Operating income before depreciation and amortization (OIBDA)

Warner Music Group prefers to gauge its performance using operating income before depreciation and amortization, shortened to OIBDA (pronounced oy-ba-da). WMG adjusts operating income to remove items such as amortization of intellectual property — the cost of recorded music and publishing catalog. GAAP requires companies to calculate depreciation and amortization expenses to reflect the assets’ loss of value over time. For accounting, the company benefits because depreciation and amortization reduce taxable income; but for reporting, management would rather investors and analysts not consider them when judging the company’s profitability.

Free flow cash (FCF)

To calculate executives’ performance-based bonuses, WMG uses another non-GAAP metric, free cash flow (FCF), which the company defines as “cash flow from operating activities minus capital expenditures.” Cash generated from financing (such as money received from the sale of bonds) and investments (like money spent buying a factory) aren’t considered here. As WMG explained in its Jan. 19, 2022, proxy statement, FCF provides a perspective on the cash available to run the business and “is a significant measure of our ability to generate long-term value.” It can also provide an easy way to calculate a bonus. In the fiscal year ended Sept. 30, 2021, Max Lousada, CEO of recorded music, received 1% of the “free cash flow bonus pool” in fiscal 2021, equal to $2.18 million. Other executives’ bonuses were based on a different mix of criteria.

Earnings before interest, taxes, depreciation and amortization (EBITDA)

One of the most common non-GAAP profit metrics is earnings before interest, taxes, depreciation and amortization, shortened to EBITDA (pronounced ee-bit-da). In addition to the non-cash items excluded from AOI and OIBDA, EBITDA excludes two cash expenses: taxes owed on profits and interest paid on long-term debt. Although taxes and interest are incurred in the everyday course of business, they don’t necessarily reflect management’s effectiveness in running a company. EBITDA is handy for comparing companies of various ages and sizes because it removes the effects of debt and assets on net profit.
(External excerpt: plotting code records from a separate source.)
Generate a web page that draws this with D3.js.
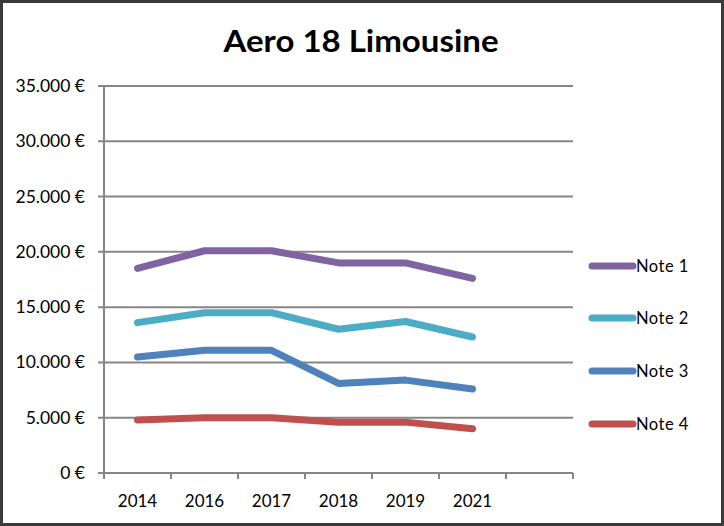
<!DOCTYPE html>
<meta charset="utf-8">
<style>
body { margin: 0; background: #fff; }
text { font-family: Lato, "Open Sans", sans-serif; fill: #000; }
</style>
<body>
<script src="https://cdn.jsdelivr.net/npm/d3@7"></script>
<script>

var years = ["2014", "2016", "2017", "2018", "2019", "2021", ""];
var seriesNames = ["Note 1", "Note 2", "Note 3", "Note 4"];
var colors = ["#8064A2", "#4BACC6", "#4F81BD", "#C0504D"];
var note1 = [18500, 20100, 20100, 19000, 19000, 17600];
var note2 = [13600, 14500, 14500, 13000, 13700, 12300];
var note3 = [10500, 11100, 11100, 8100, 8400, 7600];
var note4 = [4800, 5000, 5000, 4600, 4600, 4000];
var yTicks = [0, 5000, 10000, 15000, 20000, 25000, 30000, 35000];

var width = 724, height = 526;
var plot = {left: 104, right: 573, top: 86, bottom: 473};

var svg = d3.select("body").append("svg")
    .attr("width", width)
    .attr("height", height);

// outer frame
svg.append("rect")
    .attr("x", 1.5).attr("y", 1.5)
    .attr("width", width - 3).attr("height", height - 3)
    .attr("fill", "#fff")
    .attr("stroke", "#3a3a3a")
    .attr("stroke-width", 3);

var title = svg.append("text")
    .attr("x", 361).attr("y", 52)
    .attr("text-anchor", "middle")
    .style("font-weight", "bold")
    .style("font-size", "31px")
    .text("Aero 18 Limousine");
title.attr("textLength", 275).attr("lengthAdjust", "spacingAndGlyphs");

var x = d3.scaleBand().domain(years).range([plot.left, plot.right]);
var y = d3.scaleLinear().domain([0, 35000]).range([plot.bottom, plot.top]);

var fmt = function(d) {
  return d3.format(",")(d).replace(/,/g, ".") + " €";
};

// gridlines
svg.append("g")
  .selectAll("line")
  .data(yTicks)
  .join("line")
    .attr("x1", plot.left - 6)
    .attr("x2", plot.right)
    .attr("y1", function(d) { return y(d); })
    .attr("y2", function(d) { return y(d); })
    .attr("stroke", "#868686")
    .attr("stroke-width", 2);

// y axis labels
svg.append("g")
  .selectAll("text")
  .data(yTicks)
  .join("text")
    .attr("x", 85)
    .attr("y", function(d) { return y(d) + 6; })
    .attr("text-anchor", "end")
    .style("font-size", "17.5px")
    .text(fmt);

// y axis line
svg.append("line")
    .attr("x1", plot.left).attr("x2", plot.left)
    .attr("y1", plot.top).attr("y2", plot.bottom)
    .attr("stroke", "#868686")
    .attr("stroke-width", 2);

// x axis ticks
var edges = years.map(function(d) { return x(d); }).concat([plot.right]);
svg.append("g")
  .selectAll("line")
  .data(edges)
  .join("line")
    .attr("x1", function(d) { return d; })
    .attr("x2", function(d) { return d; })
    .attr("y1", plot.bottom)
    .attr("y2", plot.bottom + 6)
    .attr("stroke", "#868686")
    .attr("stroke-width", 2);

svg.append("g")
  .selectAll("text")
  .data(years)
  .join("text")
    .attr("x", function(d) { return x(d) + x.bandwidth() / 2; })
    .attr("y", 507)
    .attr("text-anchor", "middle")
    .style("font-size", "17px")
    .text(function(d) { return d; });

// series lines
var data = [note1, note2, note3, note4];
var line = d3.line()
    .x(function(d, i) { return x(years[i]) + x.bandwidth() / 2; })
    .y(function(d) { return y(d); });

svg.append("g")
  .selectAll("path")
  .data(data)
  .join("path")
    .attr("d", line)
    .attr("fill", "none")
    .attr("stroke", function(d, i) { return colors[i]; })
    .attr("stroke-width", 7)
    .attr("stroke-linecap", "round")
    .attr("stroke-linejoin", "round");

// legend
var legendY = [266, 318, 371, 424];
var lg = svg.append("g")
  .selectAll("g")
  .data(seriesNames)
  .join("g")
    .attr("transform", function(d, i) { return "translate(0," + legendY[i] + ")"; });

lg.append("line")
    .attr("x1", 592).attr("x2", 633)
    .attr("stroke", function(d, i) { return colors[i]; })
    .attr("stroke-width", 7)
    .attr("stroke-linecap", "round");

lg.append("text")
    .attr("x", 636)
    .attr("y", 6)
    .style("font-size", "16.5px")
    .style("letter-spacing", "0.5px")
    .text(function(d) { return d; });

</script>
</body>
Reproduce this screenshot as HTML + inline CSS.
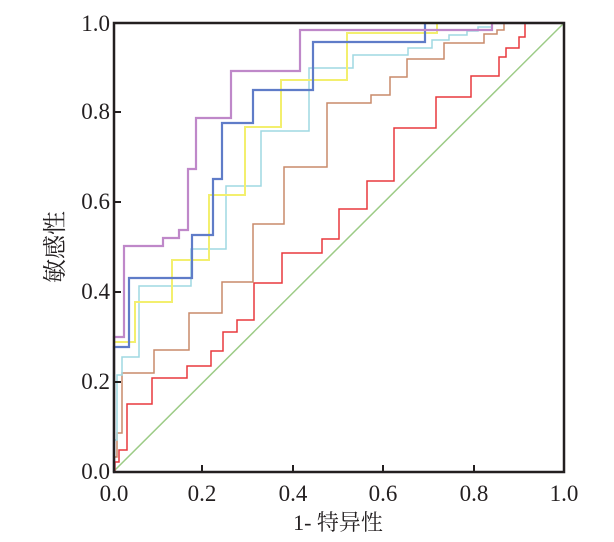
<!DOCTYPE html>
<html><head><meta charset="utf-8"><style>
body{margin:0;background:#fff}
svg{display:block}
text{font-family:"Liberation Serif","Noto Serif CJK SC",serif;font-size:23px;fill:#231f20}
</style></head><body>
<svg width="614" height="542" viewBox="0 0 614 542">
<g fill="none" stroke-width="1.6">
<line x1="113" y1="472" x2="564" y2="23" stroke="#9ccb86" stroke-width="1.5"/>
<polyline stroke="#e8383d" stroke-width="1.5" points="113,472 115,472 115,462 119,462 119,450 127,450 127,404 152,404 152,378 187,378 187,366 211,366 211,351 223,351 223,332 237,332 237,320 254,320 254,283 282,283 282,253 322,253 322,239 339,239 339,209 367,209 367,181 394,181 394,128 436,128 436,97 471,97 471,76 499,76 499,57 506,57 506,48 519,48 519,37 525,37 525,23"/>
<polyline stroke="#c98a6a" stroke-width="1.5" points="113,472 114,472 114,457 117,457 117,433 122,433 122,373 154,373 154,350 189,350 189,313 222,313 222,282 253,282 253,224 284,224 284,167 327,167 327,103 371,103 371,95 390,95 390,77 407,77 407,59 444,59 444,43 484,43 484,34 497,34 497,30 504,30 504,23"/>
<polyline stroke="#9fd8e2" stroke-width="1.5" points="113,472 114,472 114,440 117,440 117,375 122,375 122,357 139,357 139,286 191,286 191,249 226,249 226,186 261,186 261,131 309,131 309,68 353,68 353,55 408,55 408,48 432,48 432,40 449,40 449,35 467,35 467,31 478,31 478,27 492,27 492,23"/>
<polyline stroke="#f3ef6e" stroke-width="2" points="113,472 114,472 114,342 135,342 135,302 172,302 172,260 209,260 209,195 245,195 245,127 281,127 281,80 347,80 347,33 437,33 437,23"/>
<polyline stroke="#5f7cc8" stroke-width="2.2" points="113,472 114,472 114,347 129,347 129,278 192,278 192,235 213,235 213,179 222,179 222,123 253,123 253,90 313,90 313,42 425,42 425,23"/>
<polyline stroke="#bf88c9" stroke-width="2.2" points="113,472 114,472 114,337 124,337 124,246 163,246 163,238 179,238 179,230 188,230 188,169 196,169 196,118 231,118 231,71 300,71 300,30 492,30 492,23 564,23"/>
</g>
<g stroke="#231f20" stroke-width="2.5" fill="none">
<rect x="114" y="23" width="450" height="449"/>
</g>
<g stroke="#231f20" stroke-width="2">
<line x1="202" y1="472" x2="202" y2="465"/><line x1="293" y1="472" x2="293" y2="465"/><line x1="383" y1="472" x2="383" y2="465"/><line x1="474" y1="472" x2="474" y2="465"/>
<line x1="114" y1="112" x2="121" y2="112"/><line x1="114" y1="202" x2="121" y2="202"/><line x1="114" y1="292" x2="121" y2="292"/><line x1="114" y1="382" x2="121" y2="382"/>
</g>
<g text-anchor="end">
<text x="110" y="479">0.0</text><text x="110" y="389">0.2</text><text x="110" y="299">0.4</text><text x="110" y="209">0.6</text><text x="110" y="119">0.8</text><text x="110" y="31">1.0</text>
</g>
<g text-anchor="middle">
<text x="114" y="501">0.0</text><text x="202" y="501">0.2</text><text x="293" y="501">0.4</text><text x="383" y="501">0.6</text><text x="474" y="501">0.8</text><text x="564" y="501">1.0</text>
<text x="338" y="530" style="font-size:22px">1- 特异性</text>
<text transform="translate(63,247) rotate(-90)" style="font-size:24px">敏感性</text>
</g>
</svg>
</body></html>
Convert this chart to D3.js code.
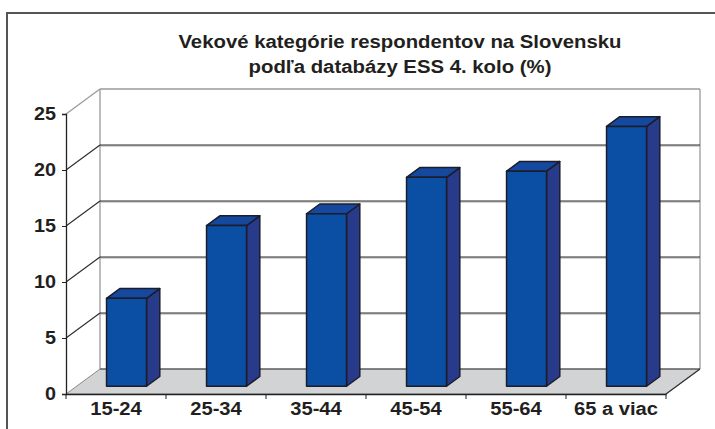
<!DOCTYPE html>
<html><head><meta charset="utf-8">
<script src="https://cdn.jsdelivr.net/npm/d3@7"></script>
<style>html,body{margin:0;padding:0;background:#fff;overflow:hidden}</style>
</head><body>
<svg id="c" width="715" height="429"></svg>
<script>
const categories = ["15-24","25-34","35-44","45-54","55-64","65 a viac"];
const values = [7.85, 14.35, 15.4, 18.65, 19.2, 23.2];
const yTicks = [0,5,10,15,20,25];
const titleLines = ["Vekové kategórie respondentov na Slovensku","podľa databázy ESS 4. kolo (%)"];

const svg = d3.select("#c");
const FONT = "Liberation Sans, Arial, sans-serif";
const left = 66, right = 666, y0 = 394, yTop = 114;
const DX = 34, DY = 25;
const fFront = 0.31, fBack = 0.70;

const x = d3.scaleBand().domain(categories).range([left, right]).paddingInner(0.6).paddingOuter(0.3);
const y = d3.scaleLinear().domain([0, 25]).range([y0, yTop]);

function stretch(sel, k){
  sel.each(function(){
    const L = this.getComputedTextLength();
    d3.select(this).attr("textLength", L*k).attr("lengthAdjust","spacingAndGlyphs");
  });
}

// frame
svg.append("rect").attr("x",7).attr("y",13).attr("width",720).attr("height",430)
  .attr("fill","none").attr("stroke","#555").attr("stroke-width",2);

// title
const tt = svg.append("g").selectAll("text").data(titleLines).join("text")
  .attr("x",400).attr("y",(d,i)=>48+i*25).attr("text-anchor","middle")
  .attr("font-family",FONT).attr("font-weight","bold").attr("font-size",18).attr("fill","#231f20")
  .text(d=>d);
stretch(tt, 1.13);

const P = (px,py)=>px+","+py;
// left side wall
svg.append("polygon").attr("points",[P(left,y(0)),P(left,y(25)),P(left+DX,y(25)-DY),P(left+DX,y(0)-DY)].join(" "))
  .attr("fill","#fff");
// floor
svg.append("polygon").attr("points",[P(left,y(0)),P(left+DX,y(0)-DY),P(right+DX,y(0)-DY),P(right,y(0))].join(" "))
  .attr("fill","#d2d3d5").attr("stroke","#8a8a8a").attr("stroke-width",1);

// back wall edges
svg.append("line").attr("x1",left+DX).attr("x2",left+DX).attr("y1",y(25)-DY).attr("y2",y(0)-DY).attr("stroke","#9a9a9a").attr("stroke-width",1.3);
svg.append("line").attr("x1",right+DX).attr("x2",right+DX).attr("y1",y(25)-DY).attr("y2",y(0)-DY).attr("stroke","#9a9a9a").attr("stroke-width",1.3);
svg.append("line").attr("x1",left+DX).attr("x2",right+DX).attr("y1",y(25)-DY).attr("y2",y(25)-DY).attr("stroke","#9a9a9a").attr("stroke-width",1.3);
svg.append("line").attr("x1",left).attr("x2",left+DX).attr("y1",y(25)).attr("y2",y(25)-DY).attr("stroke","#9a9a9a").attr("stroke-width",1.3);

// gridlines
const grid = yTicks.filter(v=>v>0 && v<25);
const g = svg.append("g");
grid.forEach(v=>{
  g.append("line").attr("x1",left+DX).attr("x2",right+DX).attr("y1",y(v)-DY+1).attr("y2",y(v)-DY+1).attr("stroke","#a8a8a8").attr("stroke-width",1);
  g.append("line").attr("x1",left+DX).attr("x2",right+DX).attr("y1",y(v)-DY).attr("y2",y(v)-DY).attr("stroke","#2b2b2b").attr("stroke-width",1.2);
  g.append("line").attr("x1",left).attr("x2",left+DX).attr("y1",y(v)).attr("y2",y(v)-DY).attr("stroke","#2b2b2b").attr("stroke-width",1.1);
});
// floor back edge and right edge
svg.append("line").attr("x1",left+DX).attr("x2",right+DX).attr("y1",y(0)-DY).attr("y2",y(0)-DY).attr("stroke","#444").attr("stroke-width",1.2);
svg.append("line").attr("x1",right).attr("x2",right+DX).attr("y1",y(0)).attr("y2",y(0)-DY).attr("stroke","#333").attr("stroke-width",1.2);

// bars
const bars = svg.append("g");
categories.forEach((c,i)=>{
  const v = values[i];
  const bx = x(c) + fFront*DX, by = fFront*DY;
  const w = x.bandwidth();
  const ddx = (fBack-fFront)*DX, ddy = (fBack-fFront)*DY;
  const yt = y(v)-by, yb = y(0)-by;
  const bg = bars.append("g").attr("stroke","#1c1c2a").attr("stroke-width",1.5).attr("stroke-linejoin","round");
  bg.append("polygon").attr("points",[P(bx+w,yb),P(bx+w,yt),P(bx+w+ddx,yt-ddy),P(bx+w+ddx,yb-ddy)].join(" ")).attr("fill","#283a8a");
  bg.append("polygon").attr("points",[P(bx,yt),P(bx+ddx,yt-ddy),P(bx+w+ddx,yt-ddy),P(bx+w,yt)].join(" ")).attr("fill","#15489f");
  bg.append("rect").attr("x",bx).attr("y",yt).attr("width",w).attr("height",yb-yt).attr("fill","#0a4fa3");
});

// y axis
const ya = svg.append("g").attr("transform",`translate(${left},0)`)
  .call(d3.axisLeft(y).tickValues(yTicks).tickSize(4).tickPadding(6).tickFormat(d3.format("d")));
ya.select(".domain").attr("stroke","#222").attr("stroke-width",1.3);
ya.selectAll(".tick line").attr("stroke","#222");
ya.selectAll("text").attr("font-family",FONT).attr("font-weight","bold").attr("font-size",18).attr("fill","#231f20");
stretch(ya.selectAll("text"), 1.1);

// x axis
const xa = svg.append("g").attr("transform",`translate(0,${y0})`)
  .call(d3.axisBottom(x).tickSize(0).tickPadding(8));
xa.select(".domain").attr("stroke","#222").attr("stroke-width",1.3);
xa.selectAll("text").attr("font-family",FONT).attr("font-weight","bold").attr("font-size",18).attr("fill","#231f20");
stretch(xa.selectAll("text"), 1.12);
const bounds = d3.range(categories.length+1).map(i=>left + i*x.step());
svg.append("g").selectAll("line").data(bounds).join("line")
  .attr("x1",d=>d).attr("x2",d=>d).attr("y1",y0).attr("y2",y0+5).attr("stroke","#222").attr("stroke-width",1);
</script>
</body></html>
Analysts and investors commonly value a company by applying a multiple to its EBITDA — a high-growth company could easily be worth 25 to 30 times EBITDA while a low-growth firm might be worth a 10 or 12 EBITDA multiple.

Adjusted EBITDA

Accounting rules require companies to take an expense from some non-cash, “extraordinary” items that don’t occur in the normal course of business. For example, if a company decides to sell an underused building at a loss, the amount of the deficit would appear on the income statement as a loss against profit — even if the sale was a sensible decision that generated much-needed cash. A company also incurs a charge if it lowers the valuations of an asset and investment. Without adjusting EBITDA to remove the impairment charge, investors would have a harder time comparing 2021 to previous years, and executives might not meet the EBITDA criteria of their performance bonuses.

SiriusXM believes non-GAAP measures, such as adjusted EBITDA and FCF, “may be useful to investors in evaluating our core trends because they provide a more direct view of our underlying costs.” Its executives’ annual performance bonuses in 2020 were based on adjusted EBITDA and other factors that varied by executive. EBITDA was adjusted to remove such items as share-based compensation expense and impairments to asset values, according to the latest annual report.